If you watch enough daytime TV… you will get cramps

The boy is almost nine months old, and since I’ve been back to work after paternity leave, I’ve been flying weekends. Although airport Chick-fil-A is closed on Sunday, it is nice to work weekends and steal the Sunday NY Times from sleepers in the airport. I play a game of whack-a-mole where I rotate newspapers. I’ll take a Times and leave a Post or slip in an Us Weekly after finding a People. Working weekends means I’m a stay-at-home dad most of the week. I’m working trips that start late Friday night to return Monday, which gives me four days of full-time daddy duty. Essentially, Momma Stork and I split the week in half and tap out like wrestlers when one of us goes to work.

Sometimes you’ll hear an air traffic controller briefing the replacement during a shift change. “This guy is slowed to 270, and I’ve got them on a heading while this one is holding for spacing into Chicago.”

We offer up a similar briefing. “He ate at 8 and 12 and had two dirty diapers before lunch… he was last changed an hour ago. You’re in!”

The boy and I have developed a pretty nice weekday routine. Well, I have… he plays along. In the morning, we sit on the porch in our jammies and eat breakfast while the morning commuters honk at each other. Eight hours later, we eat a snack outside and watch them return. Typically, we take a couple of walks a day with one of the dogs and make sure the neighborhood is in check. We watch a little TV… “Two hours a day maximum, either educational or football. So as you don’t ruin your appreciation of the finer things.”

I imagine how the advertisements would differ if it were men who typically stayed home with the kids. It would be foot odor powder and beer commercials in between westerns and Seinfeld reruns.

A couple of times a week, we walk to the grocery store. I have to make several trips because I can only fit so much in the stroller and backpack I carry. I made the mistake once of putting the bread in the little storage bin under the stroller. A few bumps on the walk home and our bread had a little baby butt print in it. I thought about using it as a plaster mold and saving the resulting sculpture next to the failed baby foot project.

We typically go to the store at the crack of dawn when it’s just us, a few other red-eyed moms with their kids, and the store shelf stackers.
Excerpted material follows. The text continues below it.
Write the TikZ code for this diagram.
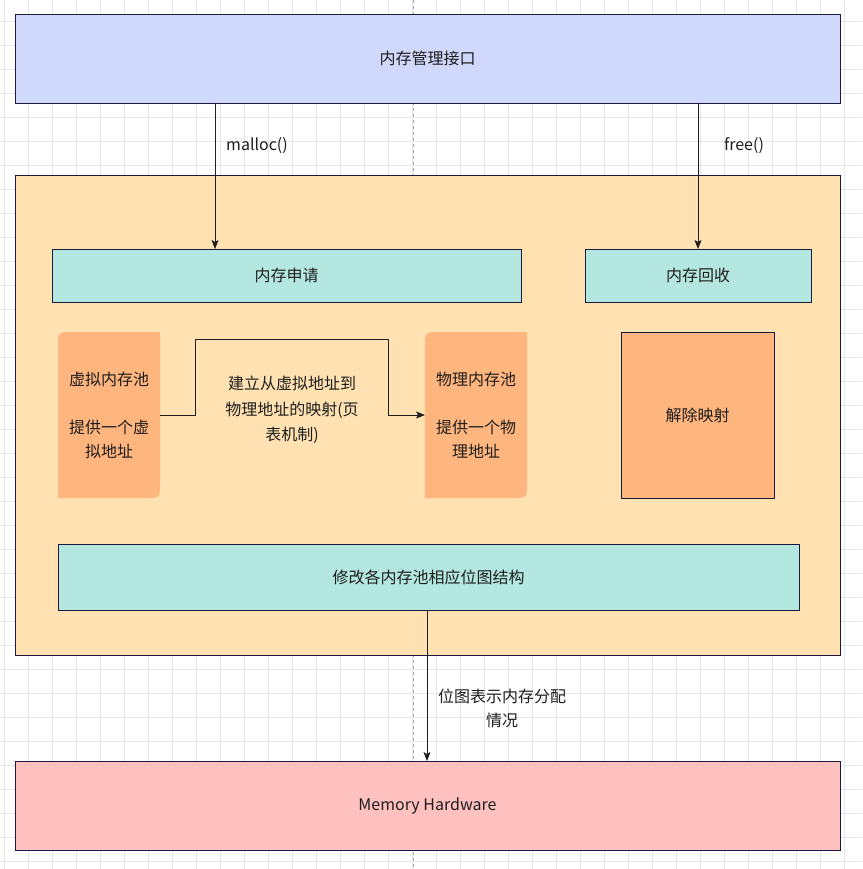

I try and hustle back for naptime. Nappy time is happy time because that’s the time I play Xbox with the volume up really loud. I’ve got the house, as well as the neighborhood, to myself. I spend a few hours online playing Call of Duty with kids skipping school, the unemployed, and the occasional dad. I can always tell because we’re the only ones who have no choice but to leave the game even if the round isn’t over. You’ll hear a baby cry over the headset in the background and then a “Well guys… gotta go.”